As evinced by its findings of fact and conclusions of law, the trial court held that "[u]nder the circumstances of this matter, an award of attorney's fees pursuant to the Texas Civil Practice and Remedies Code Section 37.009 would not be equitable or just." (Emphasis added). Sai Thong does not attack that specific finding on appeal. Instead, it posits that it was entitled to recover attorney's fees under the terms of the contract, as alleged in its live pleading against Limestone. Yet, recovery under the contract was not a matter addressed by the trial court in its findings of fact and conclusions of law. Nor does the record indicate that the matter of recovering fees under the contract, as opposed to the statute, was a topic broached in any request for additional findings of fact or conclusions of law. This is fatal since Sai Thong was obligated to request such additional findings and conclusions to preserve its complaint for review.

Simply put, if a trial court's original findings do not address a ground of recovery or a defense, then the party relying on that ground or defense must request additional findings in proper form. Levine v. Maverick Cty. Water Control, 884 S.W.2d 790, 796 (Tex. App.--San Antonio 1994, writ denied); Sears, Roebuck & Co. v. Nichols, 819 S.W.2d 900, 907-08 (Tex. App.--Houston [14th Dist.] 1991, writ denied); accord, Smith v. Smith, 22 S.W.3d 140, 150 (Tex. App--Houston [14th Dist.] 2000, no pet.) (noting that Mr. Smith had the duty to request additional findings of fact and conclusions of law in connection with the disproportionate division of the community or in connection with the trial court's calculation of the community portion). By failing to do so, one waives his complaint about the unmentioned ground or defense. Smith v. Smith, 22 S.W.3d at 150; Sears, Roebuck & Co. v. Nichols, 819 S.W.2d at 907-08. Given this, Sai Thong waived its contention that the trial court erred by not awarding it fees as a prevailing party under the contract, as opposed to the statute.
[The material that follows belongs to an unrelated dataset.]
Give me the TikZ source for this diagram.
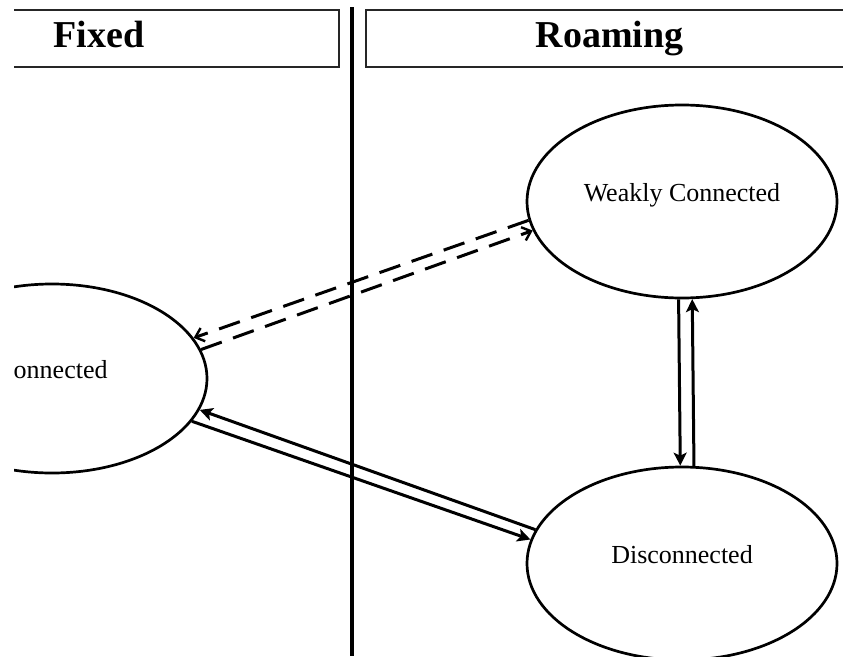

Having overruled all points of error or issues raised by all the parties, we affirm the judgment of the trial court.



Brian Quinn

Justice

1. John T. Boyd, Chief Justice (Ret.), Seventh Court of Appeals, sitting by assignment. Tex. Gov't Code Ann. §75.002(a)(1) (Vernon Supp. 2003).

2. Neither party argues that something other than what we have held the definition to be was intended.

3. This is significant because we rebuttably presume that all stipulations in a contract are dependent. Acme Pest Control Co. v. Youngman, 216 S.W.2d 259, 263 (Tex. Civ. App.--Waco 1948, no writ).

4. Sai Thong does state under point four that "these conclusions [i.e. the finding that Sai Thong breached the agreement and was not entitled to attorney's fees under §37.009 of the Texas Civil Practice and Remedies Code] were inappropriate in light of the Contract. . . ." It also asserts that they "were not supported by the evidence." Nevertheless, neither explanation nor citation to authority accompanied these conclusions. Thus, they preserved nothing for review. Tex. R. App. P. 38.1(h); In re Williams, 998 S.W.2d 724, 730 (Tex. App.--Amarillo 1999, no pet.).